Actually, there is no issue. Instead and I believe, coherently, given the different contractual agreements represented by the two cases, the derived durations are instead supposed to be different because the two funds’ contractual risk profile that generates them is different.
In fact the possibility of recycling capital may reflect the fact that, of the total capital initially committed, more capital remains available for future investment commanding a longer duration, hence the possibility of higher (longer term) risk.
Therefore, for the same net cash flow profile, investors in the two cases, investing directly or in derivative form, will have at any point in time the same performance and the same wealth – but the recycling option will imply more risk. Both the risk and return characteristics will be unambiguously and deterministically captured by the DaRC metrics.
To conclude and draw a clear line of distinction between the DaRC and other performance analysis methodologies that were recalled in the discussion, I’d like to go back to the example.

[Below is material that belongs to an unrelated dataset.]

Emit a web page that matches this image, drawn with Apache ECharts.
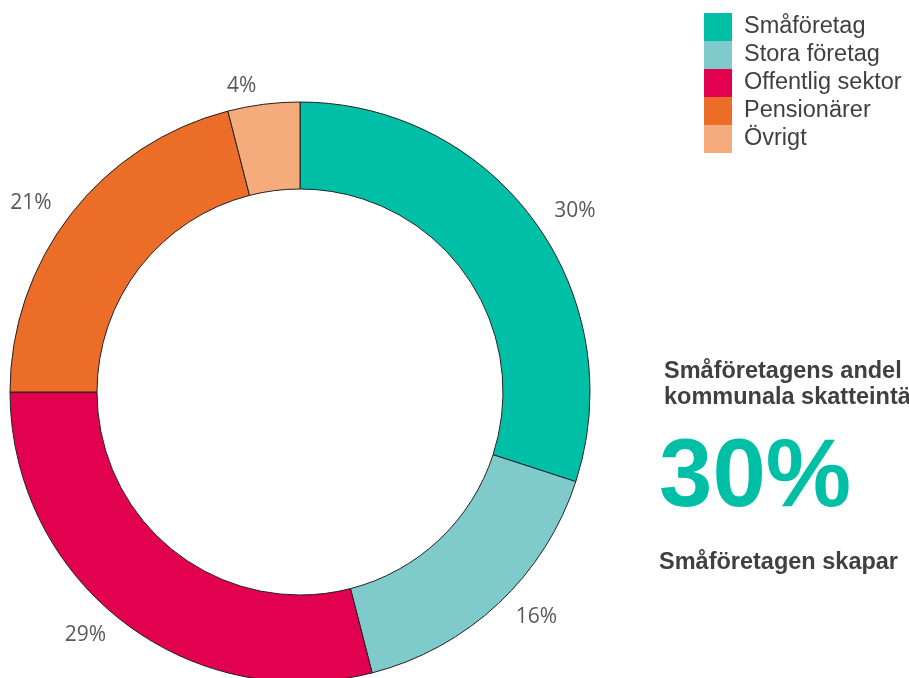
<!DOCTYPE html>
<html><head><meta charset="utf-8">
<script src="https://cdn.jsdelivr.net/npm/echarts@6/dist/echarts.min.js"></script>
<style>html,body{margin:0;padding:0;background:#fff}#c{width:909px;height:678px}</style>
</head><body><div id="c"></div>
<script>
const categories = ['Småföretag', 'Stora företag', 'Offentlig sektor', 'Pensionärer', 'Övrigt'];
const values = [30, 16, 29, 21, 4];
const colors = ['#00BFA7', '#7FCBCB', '#E2014F', '#EB6D28', '#F5AB7C'];
const headline = ['Småföretagens andel av', 'kommunala skatteintäkter'];
const bigValue = '30%';
const footer = 'Småföretagen skapar';

const chart = echarts.init(document.getElementById('c'));
chart.setOption({
  animation: false,
  color: colors,
  legend: {
    orient: 'vertical', left: 699, top: 8,
    icon: 'rect', itemWidth: 28, itemHeight: 28, itemGap: 0,
    itemStyle: { borderWidth: 0 },
    textStyle: { fontFamily: 'Liberation Sans, Arial', fontSize: 23.5, color: '#404040', padding: [0, 0, 0, 7] },
    data: categories
  },
  graphic: [
    { type: 'text', left: 664, top: 359, style: { text: headline.join('\n'), font: 'bold 23.5px "Liberation Sans", Arial', fill: '#404040', lineHeight: 26 } },
    { type: 'text', left: 659, top: 432, style: { text: bigValue, font: 'bold 96px "Liberation Sans", Arial', fill: '#00BFA7' } },
    { type: 'text', left: 659, top: 551, style: { text: footer, font: 'bold 23.5px "Liberation Sans", Arial', fill: '#404040' } }
  ],
  series: [{
    type: 'pie',
    center: [300, 392],
    radius: [203, 290],
    startAngle: 90,
    clockwise: true,
    itemStyle: { borderColor: '#222', borderWidth: 1 },
    label: {
      show: true, position: 'outside', formatter: '{d}%',
      fontFamily: 'Open Sans', fontSize: 21, color: '#595959'
    },
    labelLine: { show: false, length: 18, length2: 0 },
    emphasis: { disabled: true },
    data: categories.map((n, i) => ({ name: n, value: values[i] }))
  }]
});
</script></body></html>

Assuming a 6.35 years’ cut-off, I deterministically reconciled the figures in the example with the NAV plus the residual cash as if the investors were on the capital market line – with final wealth equivalent to 2.43x the amount initially committed and an annualized since inception time –weighted performance of 15%.
For completeness, for the same cases, the IRRs were 43% (which compounded over 6.35 years would imply a 10.04x wealth growth) and I am not sure what else (because compounding is clearly not appropriate) and the TVPI multiples were 2.3x or 4.25x.
There may be ways to reconcile IRRs and TVPIs (and possibly other methods) to the year 6.35 2.43x deterministic wealth of the investors in the two cases (and their subjective choices of financing, leverage and reinvestment).
But the interesting outcome of this exercise is that they’ll need to produce a time weighted performance of 15%, identical to the figure produced by the DaRC metrics – otherwise it will offer the possibility of a risk-free arbitrage profit.
Which makes all this now a “relieving a contrario DaRC validation”.